We are bedeviled by this triangle, mainly because we don’t live inside Dwell magazine we have limited cash, and limited time to make the most of the cash we have. (No, I cannot reasonably spend another minute googling “large area rugs under $300.”). So there has been lots and lots of compromise where the “cost” arm wins big. No quartz countertops. No select-grade wood floors. No soaker bathtub. Tons of DIY. Etcetera.

Monday was Tile or Die Day. With a two-week delivery window, and three weeks until we move in, it had to be done. I was resigned to accepting the most basic, white subway tile available and moving on, because it was also Carpet or Die Day. Choosing carpet sucks away my will to live, because I dislike carpeted rooms in general — so I’m paying for something I’ll inevitably resent. Thus, I was all set to spend a bunch of money feeling pinched and hateful.

(How many of you want to work on a renovation project with me right about now? Yeah. Me either.)

And then I walked past the tile clearance display. I turned to the spouse and said, “Look at that. I love that. It reminds me of everything happy about my childhood.”

Those words tumbled out before the impression was clear in my mind. Who has a visceral, emotional reaction to kitchen tile?

They are earthy, polished, glazed ceramic, the dimensions a balance between light and grounded. They remind me of the thick, stoneware dinner plates from my childhood. Those plates were made by a family friend and potter by trade. He had a huge, braying laugh. We used to trek, with his kids, down to the mucky drainage ditch behind his house and look for salamanders.
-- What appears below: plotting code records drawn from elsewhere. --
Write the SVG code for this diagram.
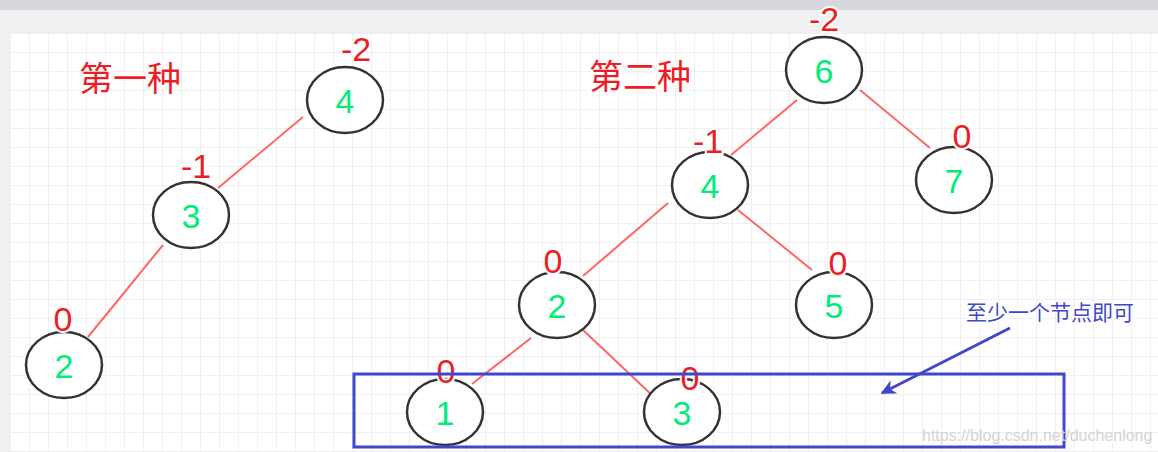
<svg xmlns="http://www.w3.org/2000/svg" width="1158" height="452" viewBox="0 0 1158 452">
<defs>
<pattern id="g" x="10" y="33" width="19" height="19" patternUnits="userSpaceOnUse"><path d="M0 0H19M0 0V19" stroke="#e2e2e2" stroke-width="1" fill="none"/></pattern>
<marker id="ar" viewBox="0 0 10 10" refX="9" refY="5" markerWidth="6" markerHeight="5" orient="auto" markerUnits="strokeWidth"><path d="M0 0L10 5L0 10L3 5Z" fill="#3f48cc"/></marker>
</defs>
<style>
.n ellipse{fill:#fff;stroke:#333;stroke-width:2.5}
.n text{font-family:"Liberation Sans",Arial,sans-serif;font-size:34px;fill:#00ee77;text-anchor:middle}
.b{font-family:"Liberation Sans",Arial,sans-serif;font-size:34px;fill:#ee1c24;text-anchor:middle;stroke:#fff;stroke-width:4;paint-order:stroke}
.t{font-family:"Noto Sans CJK SC",sans-serif;font-size:34px;fill:#ee1c24;stroke:#fff;stroke-width:4;paint-order:stroke}
.e line{stroke:#ff6666;stroke-width:2}
</style>
<rect width="1158" height="452" fill="#f0f0f0"/>
<rect width="1158" height="10" fill="#d8d8dc"/>
<rect x="10" y="33" width="1148" height="419" fill="#fff"/>
<rect x="10" y="33" width="1148" height="419" fill="url(#g)"/>
<text class="t" x="79" y="91">第一种</text>
<text class="t" x="589" y="89">第二种</text>
<g class="e">
<line x1="303" y1="117" x2="218" y2="188"/><line x1="163" y1="245" x2="88" y2="337"/>
<line x1="797" y1="100" x2="731" y2="155"/><line x1="860" y1="90" x2="930" y2="148"/>
<line x1="668" y1="203" x2="583" y2="276"/><line x1="738" y1="210" x2="812" y2="270"/>
<line x1="531" y1="338" x2="472" y2="384"/><line x1="583" y1="330" x2="655" y2="398"/>
<line x1="1010" y1="328" x2="882" y2="393" style="stroke:#3f48cc;stroke-width:3" marker-end="url(#ar)"/>
</g>
<g id="n4a" class="n"><ellipse cx="345" cy="100" rx="38" ry="33"/><text x="345" y="113">4</text></g>
<g id="n3a" class="n"><ellipse cx="191" cy="215" rx="38" ry="33"/><text x="191" y="228">3</text></g>
<g id="n2a" class="n"><ellipse cx="64" cy="365" rx="38" ry="33"/><text x="64" y="378">2</text></g>
<g id="n6" class="n"><ellipse cx="824" cy="70" rx="38" ry="33"/><text x="824" y="83">6</text></g>
<g id="n7" class="n"><ellipse cx="954" cy="180" rx="38" ry="33"/><text x="954" y="193">7</text></g>
<g id="n4b" class="n"><ellipse cx="710" cy="185" rx="38" ry="33"/><text x="710" y="198">4</text></g>
<g id="n2b" class="n"><ellipse cx="557" cy="305" rx="38" ry="33"/><text x="557" y="318">2</text></g>
<g id="n5" class="n"><ellipse cx="834" cy="305" rx="38" ry="33"/><text x="834" y="318">5</text></g>
<g id="n1" class="n"><ellipse cx="445" cy="412" rx="38" ry="33"/><text x="445" y="425">1</text></g>
<g id="n3b" class="n"><ellipse cx="682" cy="412" rx="38" ry="33"/><text x="682" y="425">3</text></g>
<text class="b" x="356" y="61">-2</text><text class="b" x="196" y="178">-1</text><text class="b" x="63" y="331">0</text>
<text class="b" x="824" y="31">-2</text><text class="b" x="962" y="148">0</text><text class="b" x="708" y="153">-1</text>
<text class="b" x="553" y="273">0</text><text class="b" x="838" y="275">0</text><text class="b" x="446" y="383">0</text><text class="b" x="690" y="390">0</text>
<rect x="354" y="374" width="710" height="73" fill="none" stroke="#3f48cc" stroke-width="3"/>
<text x="966" y="320" style="font-family:'Noto Sans CJK SC',sans-serif;font-size:21px;fill:#3f48cc;stroke:#fff;stroke-width:3;paint-order:stroke">至少一个节点即可</text>
<text x="922" y="441" style="font-family:'Liberation Sans',Arial,sans-serif;font-size:16px;fill:#d4d4d4">https://blog.csdn.net/duchenlong</text>
</svg>
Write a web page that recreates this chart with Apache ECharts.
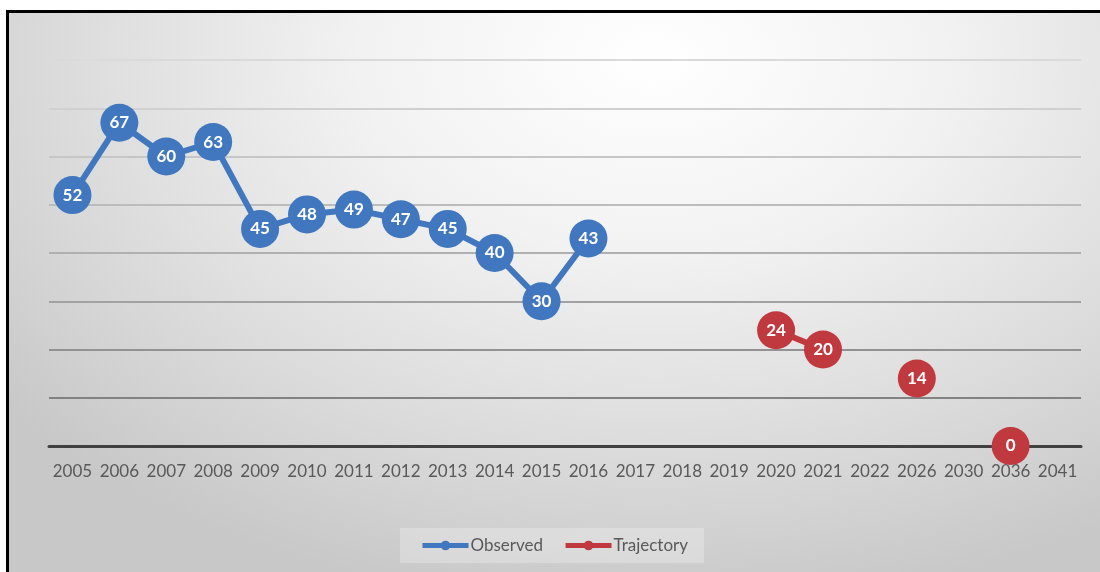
<!DOCTYPE html>
<html>
<head>
<meta charset="utf-8">
<script src="https://cdn.jsdelivr.net/npm/echarts@6/dist/echarts.min.js"></script>
<style>
  html, body { margin: 0; padding: 0; background: #fff; overflow: hidden; }
  #frame {
    position: absolute; left: 6px; top: 10px; width: 1110px; height: 580px;
    border-left: 3px solid #000; border-top: 3px solid #000;
    background: radial-gradient(ellipse 75% 95% at 58% 8%, #ffffff 0%, #f2f2f2 35%, #dcdcdc 70%, #c8c8c8 100%);
  }
  #chart { position: absolute; left: 0; top: 0; width: 1100px; height: 572px; }
</style>
</head>
<body>
<div id="frame"></div>
<div id="chart"></div>
<script>
  var years = ['2005','2006','2007','2008','2009','2010','2011','2012','2013','2014','2015','2016',
               '2017','2018','2019','2020','2021','2022','2026','2030','2036','2041'];
  var observed = [52,67,60,63,45,48,49,47,45,40,30,43,
                  null,null,null,null,null,null,null,null,null,null];
  var trajectory = [null,null,null,null,null,null,null,null,null,null,null,null,
                    null,null,null,24,20,null,14,null,0,null];

  var blue = '#4177be';
  var red = '#c0393f';

  var chart = echarts.init(document.getElementById('chart'));

  function lineSeries(name, data, color) {
    return {
      name: name,
      type: 'line',
      data: data,
      connectNulls: false,
      symbol: 'circle',
      symbolSize: 38,
      lineStyle: { color: color, width: 6 },
      itemStyle: { color: color },
      label: {
        show: true,
        position: 'inside',
        color: '#fff',
        fontWeight: 'bold',
        fontSize: 17,
        fontFamily: 'Lato'
      },
      emphasis: { disabled: true },
      animation: false
    };
  }

  chart.setOption({
    backgroundColor: 'transparent',
    textStyle: { fontFamily: 'Lato' },
    grid: { left: 49, right: 19, top: 60, bottom: 126, containLabel: false },
    legend: {
      left: 400,
      top: 528,
      padding: [9, 16, 9, 20],
      backgroundColor: 'rgba(255,255,255,0.25)',
      itemWidth: 46,
      itemHeight: 12,
      itemGap: 20,
      lineStyle: { width: 5 },
      textStyle: { color: '#595959', fontSize: 17, fontFamily: 'Lato', padding: [0, 0, 0, -3] },
      data: ['Observed', 'Trajectory']
    },
    xAxis: {
      type: 'category',
      data: years,
      boundaryGap: true,
      axisLine: { show: true, lineStyle: { color: '#404040', width: 3 } },
      axisTick: { show: false },
      axisLabel: { color: '#595959', fontSize: 17, margin: 17, interval: 0, fontFamily: 'Lato' }
    },
    yAxis: {
      type: 'value',
      min: 0,
      max: 80,
      interval: 10,
      axisLine: { show: false },
      axisTick: { show: false },
      axisLabel: { show: false },
      splitLine: {
        show: true,
        lineStyle: {
          width: 2,
          color: ['#404040','#828282','#929292','#a2a2a2','#b0b0b0','#bcbcbc','#c6c6c6','#d0d0d0','#dadada']
        }
      }
    },
    series: [
      lineSeries('Observed', observed, blue),
      lineSeries('Trajectory', trajectory, red)
    ]
  });
</script>
</body>
</html>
The tiles remind me of vegetarian feasts. Of teapots and sunlight and incense. They remind me of the smell of a hot slide projector and the sound of Tangerine Dream at my parents’ parties. Our giant backyard garden.

But … on clearance this tile was $7.50 per square foot. Twice what basic tile costs. And they had only half of what we needed–the rest would have to be ordered at full price. A very full price.

We’re doing it. We’re getting that tile because part of this project was about trying harder to surround ourselves with things that make us feel healthy and happy. Rooted and aspirational.

Triangle, meet rectangles.

Cepac tile

2 thoughts on “Choosing backsplash tile, part II (Or: Reality strikes.)

  1. Your description of family life moments, evoked by tile, has evoked memories, fond ones, all the way ’round the world. Thanks, Amy, for sharing a corner of your associational matrix. It feels really good.
    Nice tiles, too. Brave, wise choice.